- [The problem]:
Reproduce exactly, and only, the lines of the material below running from the line bearing "Output the Python" through the line bearing "3266, 3275, 3340, 3340, 3287, 3280, 3255, 3245]". Leave any pictures out.

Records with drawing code

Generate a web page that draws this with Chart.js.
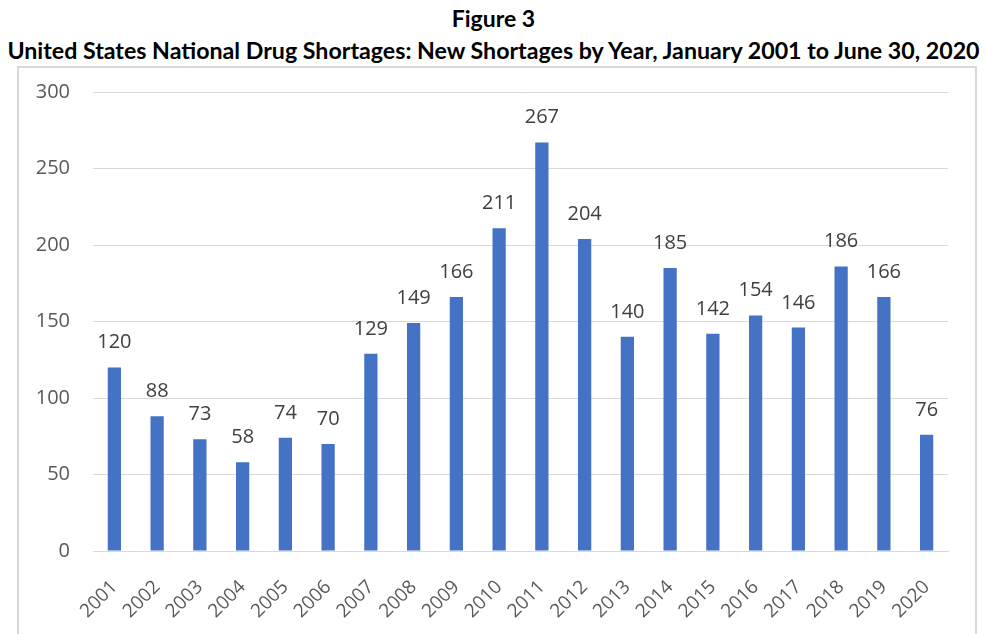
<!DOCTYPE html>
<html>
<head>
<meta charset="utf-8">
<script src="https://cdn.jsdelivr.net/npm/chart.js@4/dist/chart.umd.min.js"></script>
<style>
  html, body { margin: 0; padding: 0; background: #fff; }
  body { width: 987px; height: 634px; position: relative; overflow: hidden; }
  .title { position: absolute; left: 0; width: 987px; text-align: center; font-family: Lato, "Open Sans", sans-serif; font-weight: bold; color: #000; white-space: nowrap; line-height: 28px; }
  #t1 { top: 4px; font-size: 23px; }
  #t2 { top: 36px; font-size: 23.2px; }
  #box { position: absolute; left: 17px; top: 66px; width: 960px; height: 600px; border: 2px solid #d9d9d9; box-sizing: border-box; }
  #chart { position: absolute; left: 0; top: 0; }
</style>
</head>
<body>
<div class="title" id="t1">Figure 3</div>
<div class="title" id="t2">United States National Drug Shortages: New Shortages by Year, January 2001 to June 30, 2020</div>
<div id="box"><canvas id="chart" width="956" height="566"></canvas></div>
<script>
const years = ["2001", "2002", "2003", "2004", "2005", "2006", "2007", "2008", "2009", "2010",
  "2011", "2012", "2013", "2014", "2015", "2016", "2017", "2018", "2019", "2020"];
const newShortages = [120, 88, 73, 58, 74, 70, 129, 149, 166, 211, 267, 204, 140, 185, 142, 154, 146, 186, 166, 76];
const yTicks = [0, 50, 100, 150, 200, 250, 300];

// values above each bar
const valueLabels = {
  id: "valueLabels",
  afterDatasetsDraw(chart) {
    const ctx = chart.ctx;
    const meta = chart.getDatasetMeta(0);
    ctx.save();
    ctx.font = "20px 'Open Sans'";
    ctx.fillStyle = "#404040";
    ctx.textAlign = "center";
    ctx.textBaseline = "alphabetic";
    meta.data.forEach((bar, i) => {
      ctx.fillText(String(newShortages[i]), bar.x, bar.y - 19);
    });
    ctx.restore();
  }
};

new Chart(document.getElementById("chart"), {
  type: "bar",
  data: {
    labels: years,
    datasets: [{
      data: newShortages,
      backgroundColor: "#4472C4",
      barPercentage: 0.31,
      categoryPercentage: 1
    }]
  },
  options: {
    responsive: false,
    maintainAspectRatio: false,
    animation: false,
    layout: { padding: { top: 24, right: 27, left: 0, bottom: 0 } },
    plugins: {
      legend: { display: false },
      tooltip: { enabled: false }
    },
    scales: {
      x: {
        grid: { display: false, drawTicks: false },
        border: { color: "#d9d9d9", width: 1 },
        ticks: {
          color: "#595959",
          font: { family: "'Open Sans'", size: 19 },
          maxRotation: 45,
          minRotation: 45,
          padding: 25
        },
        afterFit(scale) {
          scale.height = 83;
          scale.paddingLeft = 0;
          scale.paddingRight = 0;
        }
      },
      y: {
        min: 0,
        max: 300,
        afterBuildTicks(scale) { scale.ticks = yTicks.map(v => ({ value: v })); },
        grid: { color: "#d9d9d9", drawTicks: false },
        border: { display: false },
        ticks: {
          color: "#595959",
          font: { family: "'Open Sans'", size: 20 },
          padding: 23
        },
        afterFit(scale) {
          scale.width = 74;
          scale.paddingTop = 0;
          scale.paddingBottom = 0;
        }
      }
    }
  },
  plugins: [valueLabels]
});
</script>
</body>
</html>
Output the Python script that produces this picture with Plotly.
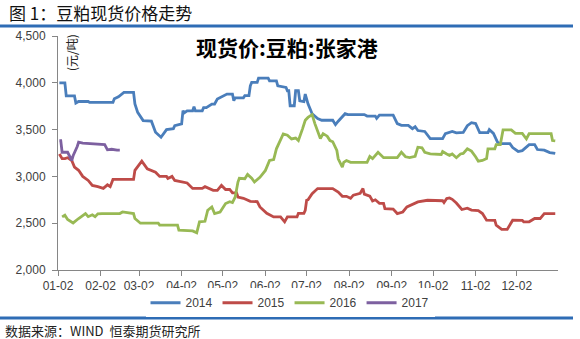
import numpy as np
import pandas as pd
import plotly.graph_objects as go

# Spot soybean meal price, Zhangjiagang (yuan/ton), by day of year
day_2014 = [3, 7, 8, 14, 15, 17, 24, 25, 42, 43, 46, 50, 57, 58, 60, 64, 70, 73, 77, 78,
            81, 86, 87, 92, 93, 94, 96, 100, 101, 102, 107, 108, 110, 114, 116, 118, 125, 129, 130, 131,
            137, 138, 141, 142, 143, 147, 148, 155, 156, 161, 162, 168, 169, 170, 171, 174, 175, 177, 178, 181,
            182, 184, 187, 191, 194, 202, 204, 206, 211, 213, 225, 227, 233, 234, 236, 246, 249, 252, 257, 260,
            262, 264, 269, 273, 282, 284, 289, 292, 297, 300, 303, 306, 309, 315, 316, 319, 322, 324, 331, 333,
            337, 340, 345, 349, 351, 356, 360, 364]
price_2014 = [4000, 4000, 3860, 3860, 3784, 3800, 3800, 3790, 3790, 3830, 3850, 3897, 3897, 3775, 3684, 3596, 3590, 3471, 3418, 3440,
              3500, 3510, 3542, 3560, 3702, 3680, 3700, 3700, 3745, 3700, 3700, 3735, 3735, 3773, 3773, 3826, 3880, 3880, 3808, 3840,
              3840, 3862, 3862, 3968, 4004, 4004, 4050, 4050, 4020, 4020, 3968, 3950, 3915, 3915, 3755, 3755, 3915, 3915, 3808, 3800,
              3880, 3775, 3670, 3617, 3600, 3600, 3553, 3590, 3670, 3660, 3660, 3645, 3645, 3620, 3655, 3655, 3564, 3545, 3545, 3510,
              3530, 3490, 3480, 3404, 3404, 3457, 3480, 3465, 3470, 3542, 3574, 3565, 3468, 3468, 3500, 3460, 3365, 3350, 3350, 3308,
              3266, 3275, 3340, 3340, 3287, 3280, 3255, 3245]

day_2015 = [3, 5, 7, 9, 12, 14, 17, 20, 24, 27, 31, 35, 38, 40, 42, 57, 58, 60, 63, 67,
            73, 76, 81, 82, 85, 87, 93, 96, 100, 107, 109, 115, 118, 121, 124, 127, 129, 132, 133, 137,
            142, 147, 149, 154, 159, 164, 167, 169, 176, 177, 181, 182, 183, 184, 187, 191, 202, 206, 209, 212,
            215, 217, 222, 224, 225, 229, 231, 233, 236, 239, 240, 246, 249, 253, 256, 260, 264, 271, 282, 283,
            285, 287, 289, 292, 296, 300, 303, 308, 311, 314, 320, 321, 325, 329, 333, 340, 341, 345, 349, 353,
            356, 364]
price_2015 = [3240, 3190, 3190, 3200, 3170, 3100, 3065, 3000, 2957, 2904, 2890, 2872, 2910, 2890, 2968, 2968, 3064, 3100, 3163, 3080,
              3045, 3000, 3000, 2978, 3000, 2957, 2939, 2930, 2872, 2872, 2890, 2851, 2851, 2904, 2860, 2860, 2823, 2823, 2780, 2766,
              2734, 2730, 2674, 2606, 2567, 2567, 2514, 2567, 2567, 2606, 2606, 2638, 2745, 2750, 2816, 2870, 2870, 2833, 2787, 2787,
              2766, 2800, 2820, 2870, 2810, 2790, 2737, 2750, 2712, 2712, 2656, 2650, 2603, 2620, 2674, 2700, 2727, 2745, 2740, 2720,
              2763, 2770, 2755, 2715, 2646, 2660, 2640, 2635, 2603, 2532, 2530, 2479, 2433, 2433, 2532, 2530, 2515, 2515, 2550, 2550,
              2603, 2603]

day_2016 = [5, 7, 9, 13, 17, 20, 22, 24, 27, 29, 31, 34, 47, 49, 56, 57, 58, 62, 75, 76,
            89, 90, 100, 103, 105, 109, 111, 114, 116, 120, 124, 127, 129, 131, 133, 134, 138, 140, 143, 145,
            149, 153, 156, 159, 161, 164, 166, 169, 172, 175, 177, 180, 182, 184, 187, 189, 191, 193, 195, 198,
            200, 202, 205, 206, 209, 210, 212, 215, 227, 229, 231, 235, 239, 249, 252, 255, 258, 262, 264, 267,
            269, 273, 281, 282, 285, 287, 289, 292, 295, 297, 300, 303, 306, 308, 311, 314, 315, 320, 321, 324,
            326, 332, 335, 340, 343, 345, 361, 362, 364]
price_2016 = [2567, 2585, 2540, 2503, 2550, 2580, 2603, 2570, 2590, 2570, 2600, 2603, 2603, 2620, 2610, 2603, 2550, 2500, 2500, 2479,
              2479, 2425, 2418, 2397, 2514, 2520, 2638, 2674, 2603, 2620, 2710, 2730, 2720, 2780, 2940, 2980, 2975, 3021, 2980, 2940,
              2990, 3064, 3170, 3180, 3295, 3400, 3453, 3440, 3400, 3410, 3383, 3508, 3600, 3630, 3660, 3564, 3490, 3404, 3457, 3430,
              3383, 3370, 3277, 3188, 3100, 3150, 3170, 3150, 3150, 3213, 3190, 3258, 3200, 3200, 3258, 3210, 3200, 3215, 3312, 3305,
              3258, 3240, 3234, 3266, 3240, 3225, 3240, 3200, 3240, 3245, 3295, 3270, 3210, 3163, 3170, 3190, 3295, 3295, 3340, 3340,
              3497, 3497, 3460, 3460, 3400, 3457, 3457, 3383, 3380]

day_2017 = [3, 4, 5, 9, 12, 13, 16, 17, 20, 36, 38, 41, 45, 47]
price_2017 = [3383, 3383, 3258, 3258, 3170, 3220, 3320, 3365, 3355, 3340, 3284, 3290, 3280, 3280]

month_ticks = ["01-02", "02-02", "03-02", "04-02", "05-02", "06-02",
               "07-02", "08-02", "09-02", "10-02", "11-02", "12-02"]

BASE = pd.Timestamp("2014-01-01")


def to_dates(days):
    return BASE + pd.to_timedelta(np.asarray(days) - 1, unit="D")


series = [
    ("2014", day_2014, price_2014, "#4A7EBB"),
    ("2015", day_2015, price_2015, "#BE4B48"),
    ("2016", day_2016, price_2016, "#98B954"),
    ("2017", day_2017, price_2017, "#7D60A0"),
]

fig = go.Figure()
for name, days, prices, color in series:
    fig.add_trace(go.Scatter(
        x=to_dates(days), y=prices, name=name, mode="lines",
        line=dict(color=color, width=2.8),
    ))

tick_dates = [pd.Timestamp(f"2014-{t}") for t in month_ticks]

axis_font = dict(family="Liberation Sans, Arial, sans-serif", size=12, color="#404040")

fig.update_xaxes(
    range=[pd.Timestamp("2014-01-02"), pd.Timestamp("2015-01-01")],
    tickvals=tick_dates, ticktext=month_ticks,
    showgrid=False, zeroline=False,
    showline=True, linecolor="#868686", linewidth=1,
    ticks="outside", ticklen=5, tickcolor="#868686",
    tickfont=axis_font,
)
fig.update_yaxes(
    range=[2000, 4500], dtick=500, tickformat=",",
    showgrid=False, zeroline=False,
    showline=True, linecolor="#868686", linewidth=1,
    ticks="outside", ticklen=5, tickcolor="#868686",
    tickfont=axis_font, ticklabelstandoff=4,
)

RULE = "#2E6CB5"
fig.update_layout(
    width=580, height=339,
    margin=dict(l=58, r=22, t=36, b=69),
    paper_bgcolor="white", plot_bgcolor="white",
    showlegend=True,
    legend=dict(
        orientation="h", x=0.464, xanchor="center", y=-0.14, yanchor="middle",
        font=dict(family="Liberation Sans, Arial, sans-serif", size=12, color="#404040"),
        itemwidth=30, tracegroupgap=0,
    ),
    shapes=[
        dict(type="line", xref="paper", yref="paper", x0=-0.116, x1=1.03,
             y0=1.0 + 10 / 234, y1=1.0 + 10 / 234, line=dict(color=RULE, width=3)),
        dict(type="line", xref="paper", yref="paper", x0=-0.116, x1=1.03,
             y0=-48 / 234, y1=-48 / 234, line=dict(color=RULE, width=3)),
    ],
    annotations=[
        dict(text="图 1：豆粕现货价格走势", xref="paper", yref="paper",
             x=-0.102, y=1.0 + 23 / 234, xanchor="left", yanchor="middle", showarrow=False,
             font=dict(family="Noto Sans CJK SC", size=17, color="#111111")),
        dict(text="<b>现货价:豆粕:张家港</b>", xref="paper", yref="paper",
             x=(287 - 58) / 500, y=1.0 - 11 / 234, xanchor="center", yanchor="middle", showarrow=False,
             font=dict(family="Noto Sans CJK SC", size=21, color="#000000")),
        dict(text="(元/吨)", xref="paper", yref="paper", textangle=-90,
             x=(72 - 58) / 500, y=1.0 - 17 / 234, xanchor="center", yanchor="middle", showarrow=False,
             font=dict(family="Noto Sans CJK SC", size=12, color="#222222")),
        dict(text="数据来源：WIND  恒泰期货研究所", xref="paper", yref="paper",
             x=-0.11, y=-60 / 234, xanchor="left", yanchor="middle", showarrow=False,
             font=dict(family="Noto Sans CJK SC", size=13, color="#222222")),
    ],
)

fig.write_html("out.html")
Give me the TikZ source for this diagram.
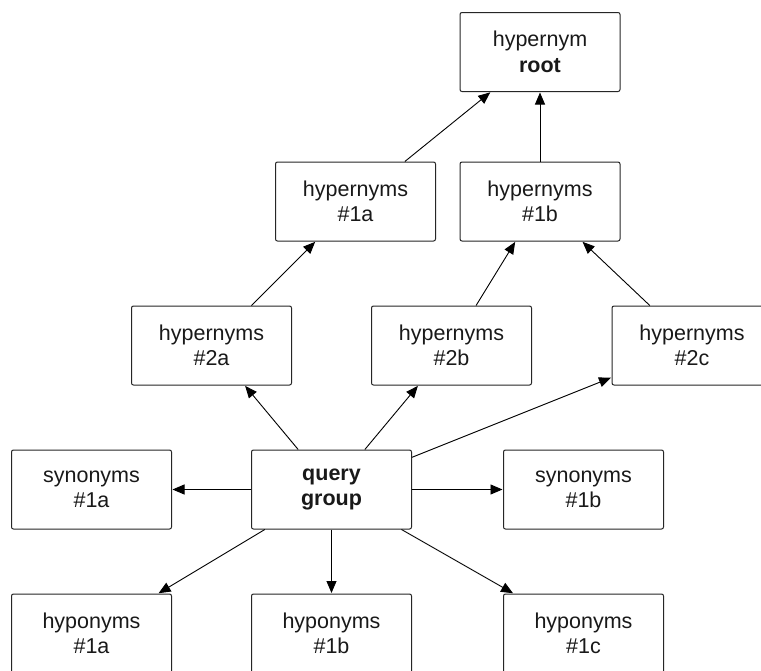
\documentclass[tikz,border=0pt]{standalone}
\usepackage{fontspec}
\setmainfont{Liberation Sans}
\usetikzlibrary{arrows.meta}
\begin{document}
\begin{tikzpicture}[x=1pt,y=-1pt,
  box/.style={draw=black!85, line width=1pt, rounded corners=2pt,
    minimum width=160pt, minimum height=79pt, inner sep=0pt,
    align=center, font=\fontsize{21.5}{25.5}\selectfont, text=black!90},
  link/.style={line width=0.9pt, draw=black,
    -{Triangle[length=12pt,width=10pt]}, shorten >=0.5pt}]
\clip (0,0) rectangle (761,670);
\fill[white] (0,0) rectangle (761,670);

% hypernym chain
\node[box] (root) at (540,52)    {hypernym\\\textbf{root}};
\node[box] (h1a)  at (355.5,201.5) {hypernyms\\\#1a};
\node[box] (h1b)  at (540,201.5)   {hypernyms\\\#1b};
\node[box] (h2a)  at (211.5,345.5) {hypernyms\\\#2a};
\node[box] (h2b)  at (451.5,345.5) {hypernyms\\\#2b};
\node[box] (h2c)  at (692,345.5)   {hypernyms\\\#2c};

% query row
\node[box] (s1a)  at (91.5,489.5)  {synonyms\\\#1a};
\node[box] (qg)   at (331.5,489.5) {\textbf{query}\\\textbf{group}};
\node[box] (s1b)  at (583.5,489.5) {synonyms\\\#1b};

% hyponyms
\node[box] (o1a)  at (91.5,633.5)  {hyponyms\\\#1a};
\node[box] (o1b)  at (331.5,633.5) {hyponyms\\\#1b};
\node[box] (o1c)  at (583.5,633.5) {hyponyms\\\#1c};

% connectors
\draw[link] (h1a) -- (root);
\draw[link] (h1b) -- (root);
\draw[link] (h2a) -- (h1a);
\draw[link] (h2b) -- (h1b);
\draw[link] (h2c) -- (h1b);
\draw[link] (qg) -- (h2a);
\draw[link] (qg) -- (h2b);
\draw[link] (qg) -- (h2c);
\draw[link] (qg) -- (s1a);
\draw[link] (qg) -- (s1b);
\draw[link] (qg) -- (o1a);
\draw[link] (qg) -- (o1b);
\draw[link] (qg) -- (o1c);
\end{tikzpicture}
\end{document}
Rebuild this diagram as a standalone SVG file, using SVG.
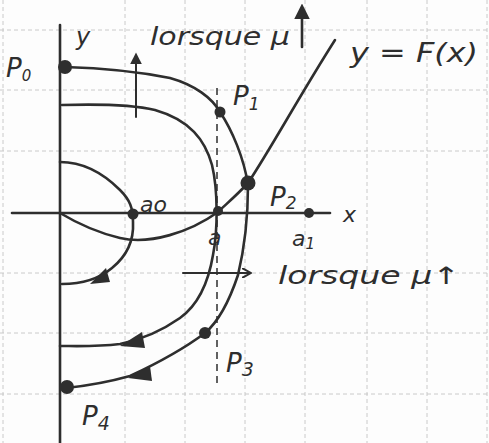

- [Task result]:
Output the Python script that produces this picture with Plotly.
import numpy as np
import pandas as pd
import plotly.graph_objects as go

# Spot soybean meal price, Zhangjiagang (yuan/ton), by day of year
day_2014 = [3, 7, 8, 14, 15, 17, 24, 25, 42, 43, 46, 50, 57, 58, 60, 64, 70, 73, 77, 78,
            81, 86, 87, 92, 93, 94, 96, 100, 101, 102, 107, 108, 110, 114, 116, 118, 125, 129, 130, 131,
            137, 138, 141, 142, 143, 147, 148, 155, 156, 161, 162, 168, 169, 170, 171, 174, 175, 177, 178, 181,
            182, 184, 187, 191, 194, 202, 204, 206, 211, 213, 225, 227, 233, 234, 236, 246, 249, 252, 257, 260,
            262, 264, 269, 273, 282, 284, 289, 292, 297, 300, 303, 306, 309, 315, 316, 319, 322, 324, 331, 333,
            337, 340, 345, 349, 351, 356, 360, 364]
price_2014 = [4000, 4000, 3860, 3860, 3784, 3800, 3800, 3790, 3790, 3830, 3850, 3897, 3897, 3775, 3684, 3596, 3590, 3471, 3418, 3440,
              3500, 3510, 3542, 3560, 3702, 3680, 3700, 3700, 3745, 3700, 3700, 3735, 3735, 3773, 3773, 3826, 3880, 3880, 3808, 3840,
              3840, 3862, 3862, 3968, 4004, 4004, 4050, 4050, 4020, 4020, 3968, 3950, 3915, 3915, 3755, 3755, 3915, 3915, 3808, 3800,
              3880, 3775, 3670, 3617, 3600, 3600, 3553, 3590, 3670, 3660, 3660, 3645, 3645, 3620, 3655, 3655, 3564, 3545, 3545, 3510,
              3530, 3490, 3480, 3404, 3404, 3457, 3480, 3465, 3470, 3542, 3574, 3565, 3468, 3468, 3500, 3460, 3365, 3350, 3350, 3308,
              3266, 3275, 3340, 3340, 3287, 3280, 3255, 3245]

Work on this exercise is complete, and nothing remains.